Już do końca spotkanie było bardzo zacięte, a prowadzenie zmieniało się raz za razem. W Dudzie coraz lepiej grała Shields, którą cieszyło każde kolejne trafienie. Gdy w 32. min celnie rzuciła za 3 pkt, wyskoczyła z radości w górę z zaciśniętą pięścią. Duda wygrywała 63:58 i było to jej najwyższe prowadzenie od drugiej kwarty. Poznanianki odpowiedziały jednak bardzo szybko - trafiały Joanna Walich, Weronika Idczak, Agnieszka Skobel, AZS prowadził 66:63. Na niespełna pięć minut przed końcem Shields podskoczyła, zdobyła kolejne punkty (65:66) i... spadła na parkiet. Z boiska została zniesiona, do gry już nie wróciła. I tak jednak Duda wygrała spotkanie, mimo wielu błędów i strat piłki. W AZS w kluczowych momentach zawiodła bowiem najlepsza na boisku Okeisha Howard.

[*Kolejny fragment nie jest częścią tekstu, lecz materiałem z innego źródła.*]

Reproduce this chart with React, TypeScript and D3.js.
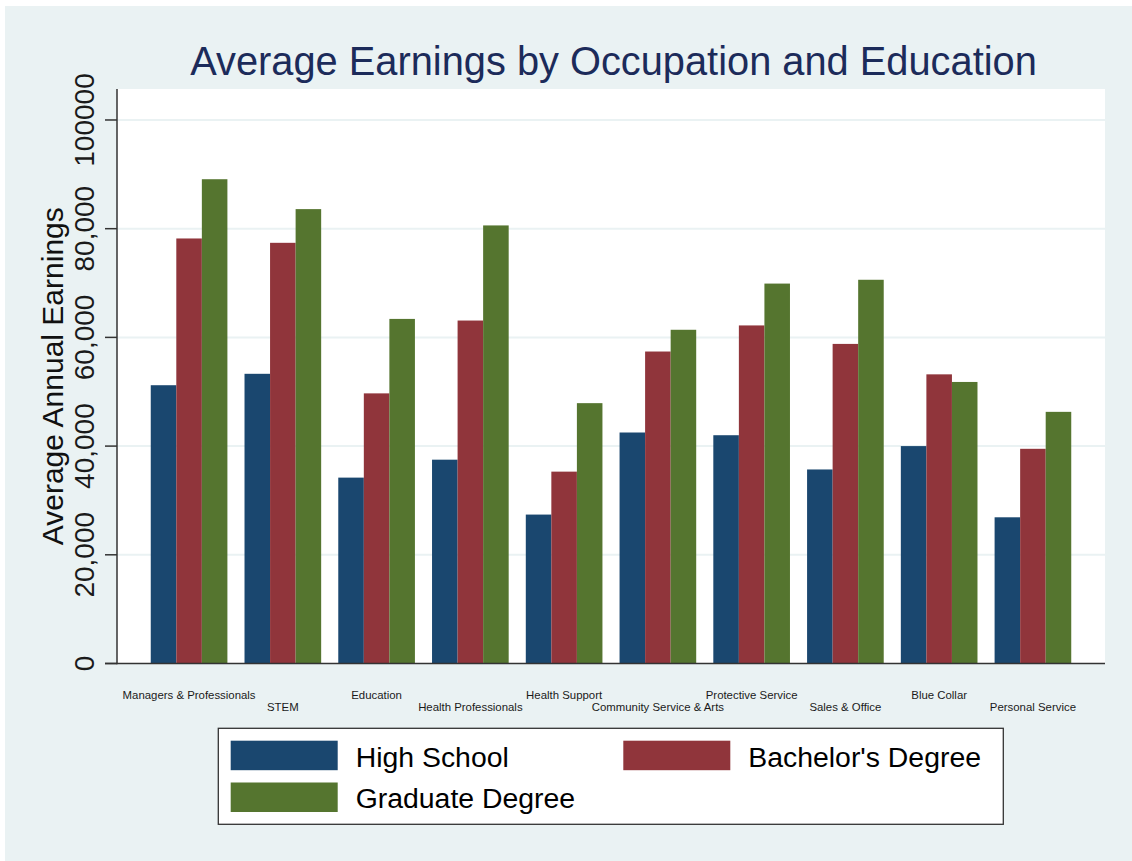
import React from "react";
import * as d3 from "d3";

const categories = [
  "Managers & Professionals",
  "STEM",
  "Education",
  "Health Professionals",
  "Health Support",
  "Community Service & Arts",
  "Protective Service",
  "Sales & Office",
  "Blue Collar",
  "Personal Service",
];
const seriesNames = ["High School", "Bachelor's Degree", "Graduate Degree"];
const highSchool = [51200, 53300, 34200, 37500, 27400, 42500, 42000, 35700, 40000, 26900];
const bachelors = [78200, 77400, 49700, 63100, 35300, 57400, 62200, 58800, 53200, 39500];
const graduate = [89100, 83600, 63400, 80600, 47900, 61400, 69900, 70600, 51800, 46300];
const yTicks = [0, 20000, 40000, 60000, 80000, 100000];
const yTickLabels = ["0", "20,000", "40,000", "60,000", "80,000", "100000"];
const colors = ["#1a476f", "#90353b", "#55752f"];

const W = 1132;
const H = 861;
const plot = { left: 117, right: 1105, top: 89, bottom: 663.5 };
const FONT = "'Liberation Sans', Arial, Helvetica, sans-serif";

export default function App() {
  const series = [highSchool, bachelors, graduate];
  const x0 = d3
    .scaleBand<string>()
    .domain(categories)
    .range([plot.left, plot.right])
    .paddingInner(0.1825)
    .paddingOuter(0.36);
  const x1 = d3
    .scaleBand<string>()
    .domain(seriesNames)
    .range([0, x0.bandwidth()])
    .padding(0);
  const y = d3.scaleLinear().domain([0, 105700]).range([plot.bottom, plot.top]);

  const legendItems = [
    { name: seriesNames[0], color: colors[0], sx: 230.7, tx: 355.7, sy: 740.7, ty: 767.3 },
    { name: seriesNames[1], color: colors[1], sx: 623.3, tx: 748.3, sy: 740.7, ty: 767.3 },
    { name: seriesNames[2], color: colors[2], sx: 230.7, tx: 355.7, sy: 782.5, ty: 807.7 },
  ];

  return (
    <svg
      width={W}
      height={H}
      style={{ position: "absolute", left: 0, top: 0, display: "block" }}
      fontFamily={FONT}
    >
      <rect x={0} y={0} width={W} height={H} fill="#ffffff" />
      <rect x={5} y={6} width={W - 5} height={H - 6} fill="#eaf2f3" />
      <rect
        x={plot.left}
        y={plot.top}
        width={plot.right - plot.left}
        height={plot.bottom - plot.top}
        fill="#ffffff"
      />
      {/* gridlines */}
      {yTicks.slice(1).map((t) => (
        <line
          key={"g" + t}
          x1={plot.left}
          x2={plot.right}
          y1={y(t)}
          y2={y(t)}
          stroke="#eaf2f3"
          strokeWidth={2}
        />
      ))}
      {/* title */}
      <text
        x={613.5}
        y={75}
        textAnchor="middle"
        fontSize={39.8}
        fill="#1c2b5a"
      >
        Average Earnings by Occupation and Education
      </text>
      {/* bars */}
      {categories.map((c, i) => (
        <g key={c} transform={`translate(${x0(c)},0)`}>
          {seriesNames.map((s, j) => (
            <rect
              key={s}
              x={x1(s)}
              y={y(series[j][i])}
              width={x1.bandwidth()}
              height={y(0) - y(series[j][i])}
              fill={colors[j]}
            />
          ))}
        </g>
      ))}
      {/* y axis */}
      <line x1={plot.left} x2={plot.left} y1={plot.top} y2={plot.bottom + 0.75} stroke="#333" strokeWidth={1.5} />
      {yTicks.map((t, i) => (
        <g key={"t" + t}>
          <line x1={105} x2={plot.left} y1={y(t)} y2={y(t)} stroke="#333" strokeWidth={1.5} />
          <text
            transform={`translate(94,${y(t)}) rotate(-90)`}
            textAnchor="middle"
            fontSize={28}
            fill="#1a1a1a"
          >
            {yTickLabels[i]}
          </text>
        </g>
      ))}
      <text
        transform={`translate(62.5,${(plot.top + plot.bottom) / 2}) rotate(-90)`}
        textAnchor="middle"
        fontSize={30}
        fill="#111"
      >
        Average Annual Earnings
      </text>
      {/* x axis */}
      <line x1={105} x2={plot.right} y1={plot.bottom} y2={plot.bottom} stroke="#333" strokeWidth={1.5} />
      {categories.map((c, i) => (
        <text
          key={"xl" + c}
          x={(x0(c) as number) + x0.bandwidth() / 2}
          y={i % 2 === 0 ? 699.3 : 711}
          textAnchor="middle"
          fontSize={11.4}
          fill="#1a1a1a"
        >
          {c}
        </text>
      ))}
      {/* legend */}
      <rect x={218.3} y={728.3} width={785} height={96} fill="#ffffff" stroke="#333" strokeWidth={1.3} />
      {legendItems.map((l) => (
        <g key={l.name}>
          <rect x={l.sx} y={l.sy} width={107} height={29.5} fill={l.color} />
          <text x={l.tx} y={l.ty} fontSize={28.4} fill="#000">
            {l.name}
          </text>
        </g>
      ))}
    </svg>
  );
}
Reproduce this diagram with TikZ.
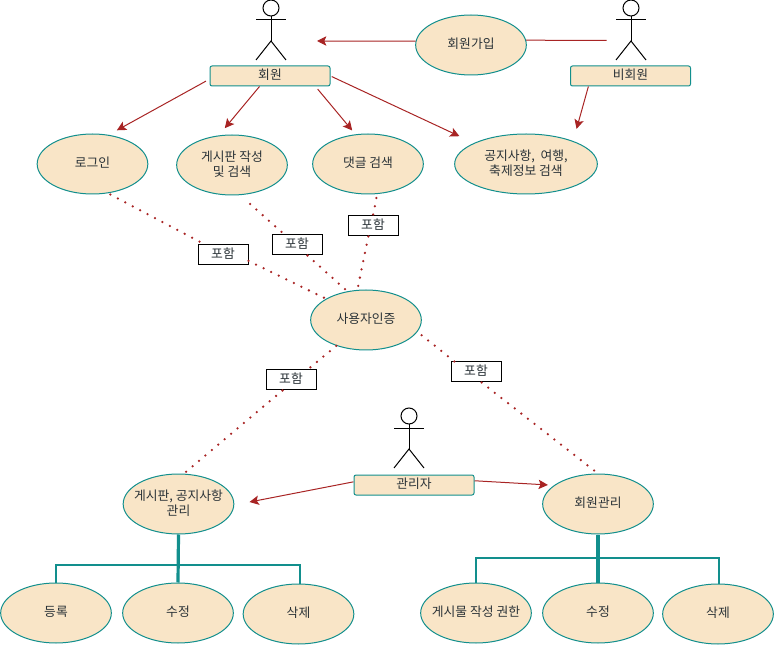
\documentclass[tikz,border=0pt]{standalone}
\usepackage{fontspec}
\setmainfont{Noto Sans CJK KR}
\usetikzlibrary{shapes.geometric,arrows.meta}
\definecolor{tealline}{HTML}{128F8D}
\definecolor{peach}{HTML}{F9E5C7}
\definecolor{brickred}{HTML}{A82424}
\definecolor{inkgray}{HTML}{2B3338}
\newcommand{\ctext}[1]{\smash{\makebox[0pt]{\raisebox{-.33em}{\begin{tabular}{@{}c@{}}#1\end{tabular}}}}}
\newcommand{\stickman}[2]{%
  \draw[black,line width=.75pt] (#1,#2) circle[radius=6pt];
  \draw[black,line width=.75pt] (#1,#2+8) -- (#1,#2+33);
  \draw[black,line width=.75pt] (#1-15,#2+12) -- (#1+15,#2+12);
  \draw[black,line width=.75pt] (#1-15,#2+52) -- (#1,#2+33) -- (#1+15,#2+52);
}
\tikzset{
  usecase/.style={ellipse,draw=tealline,fill=peach,line width=.75pt,inner sep=0pt,
    minimum width=83pt,minimum height=45pt,text=inkgray,font=\fontsize{9.6}{11.6}\selectfont},
  widecase/.style={usecase,minimum width=107pt},
  actorbox/.style={rectangle,rounded corners=1.5pt,draw=tealline,fill=peach,line width=.75pt,
    minimum width=90pt,minimum height=15pt,inner sep=0pt,text=inkgray,font=\fontsize{9.6}{11.6}\selectfont},
  incbox/.style={rectangle,draw=black,fill=white,line width=.75pt,minimum width=37.5pt,
    minimum height=15pt,inner sep=0pt,text=inkgray,font=\fontsize{9.6}{11.6}\selectfont},
  arr/.style={-{Stealth[length=7pt,width=7pt,inset=1.5pt]},draw=brickred,line width=.75pt},
  plainarr/.style={draw=brickred,line width=.75pt},
  incl/.style={draw=brickred,line width=1.9pt,line cap=round,dash pattern=on 0pt off 6.3pt},
  trunk/.style={draw=tealline,line width=2.4pt},
  branch/.style={draw=tealline,line width=1.5pt}
}
\begin{document}
\begin{tikzpicture}[x=.75pt,y=-.75pt]
\useasboundingbox (0,0) rectangle (775,645);
% actors
\stickman{271}{8}
\stickman{631}{8}
\stickman{409}{416}
\node[actorbox] (member) at (270,76) {\ctext{회원}};
\node[actorbox] (guest) at (630.5,76) {\ctext{비회원}};
\node[actorbox] (admin) at (414,485) {\ctext{관리자}};
\coordinate (memberside) at (317,41);
\coordinate (guestside) at (606.5,40.5);
% use cases
\node[usecase] (join) at (471,45) {\ctext{회원가입}};
\node[usecase] (login) at (92.5,164) {\ctext{로그인}};
\node[usecase] (write) at (232,165) {\ctext{게시판 작성\\및 검색}};
\node[usecase] (reply) at (368,164) {\ctext{댓글 검색}};
\node[widecase] (notice) at (526,164) {\ctext{공지사항, ~여행,\\축제정보 검색}};
\node[usecase] (auth) at (366,320) {\ctext{사용자인증}};
\node[usecase] (board) at (178.5,504) {\ctext{게시판, 공지사항\\관리}};
\node[usecase] (manage) at (598,504) {\ctext{회원관리}};
\node[usecase] (regist) at (56,613) {\ctext{등록}};
\node[usecase] (edita) at (178,613) {\ctext{수정}};
\node[usecase] (dela) at (298.5,614) {\ctext{삭제}};
\node[usecase] (perm) at (476,613) {\ctext{게시물 작성 권한}};
\node[usecase] (editb) at (598,613) {\ctext{수정}};
\node[usecase] (delb) at (718,614) {\ctext{삭제}};
% labels on the dotted lines
\node[incbox] (inca) at (223,255) {\ctext{포함}};
\node[incbox] (incb) at (297,245) {\ctext{포함}};
\node[incbox] (incc) at (373,226) {\ctext{포함}};
\node[incbox] (incd) at (291,380) {\ctext{포함}};
\node[incbox] (ince) at (476,372) {\ctext{포함}};
% arrows
\draw[arr,shorten <=3pt,shorten >=7pt] (member.183) -- (login.61);
\draw[arr,shorten >=7pt] (member.225) -- (write.114);
\draw[arr,shorten <=2.5pt,shorten >=3.7pt] (member.-13) -- (reply.113);
\draw[arr,shorten <=1pt,shorten >=12pt] (member.east) -- (notice.158);
\draw[arr,shorten >=9.4pt] (guest.194) -- (notice.26);
\draw[arr] (join.176) -- (memberside);
\draw[plainarr] (join.5) -- (guestside);
\draw[arr,shorten >=11.6pt] (admin.177) -- (board.-1);
\draw[arr,shorten >=4.5pt] (admin.4.7) -- (manage.157);
% dotted
\draw[incl,shorten <=2pt] (login.-62) -- (inca.150);
\draw[incl] (inca.-13) -- (auth.152);
\draw[incl,shorten <=10pt] (write.-75) -- (incb.140);
\draw[incl] (incb.-45) -- (auth.123);
\draw[incl,shorten <=3pt] (reply.-73) -- (incc.north);
\draw[incl,shorten >=2.5pt] (incc.246) -- (auth.106);
\draw[incl] (auth.221) -- (incd.32);
\draw[incl,shorten >=1pt] (incd.231) -- (board.80);
\draw[incl,shorten <=4pt] (auth.-13) -- (ince.154);
\draw[incl,shorten >=1.5pt] (ince.-62) -- (manage.north);
% trees
\draw[trunk] (board.south) -- (edita.north);
\draw[branch] (regist.north) -- ++(0,-18) -| (dela.88);
\draw[trunk] (manage.south) -- (editb.north);
\draw[branch] (perm.north) -- ++(0,-25) -| (delb.88);
\end{tikzpicture}
\end{document}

Na półtorej minuty przed końcem za 3 pkt trafiła Katarzyna Krężel - było 70:68. Celnym rzutem odpowiedziała Howard, ale wcześniej łokciem odepchnęła Edytę Krysiewicz - sędziowie odgwizdali Amerykance faul ofensywny. Na 28 sekund przed końcem Krysiewicz trafiła tylko jeden z dwóch rzutów wolnych - Duda wygrywała 73:70 i poznanianki wciąż miały szansę na dogrywkę. Howard zdecydowała się jednak na wejście pod kosz - nie dość że nikt jej nie sfaulował, to jeszcze nie trafiła. A Edyta Krysiewicz po kontrataku ustaliła wynik meczu na 75:70 dla Dudy.

- Żeby choć jednak trójka wpadła - wzdychała po meczu trenerka Inei Katarzyna Dydek. Jej podopieczne rzucały z dystansu 11 razy, bezskutecznie. - Ta pierwsza przegrana kwarta się na nas zemściła - dodała. - Kolejna końcówka meczu nam uciekła. Już nie pierwsza w tym roku - dodała Joanna Walich.

Duda Super-Pol Leszno - Inea-AZS Poznań 75:70

Kwarty: 27:16, 15:27, 16:13, 17:14.

Duda Super-Pol: Shields 20 (1x3), Krężel 14 (2x3), Krysiewicz 12 (1x3), Czarnecka 12, White 6 oraz Durak 6, Drzewińska 5 (1x3), Koc 0, Makowska 0.

Inea-AZS: Howard 22, Walich 16, Alelunaite-Jankowska 9, Skobel 7, Sibora 5 oraz Idczak 7, Mrozińska 4, Pamuła 0.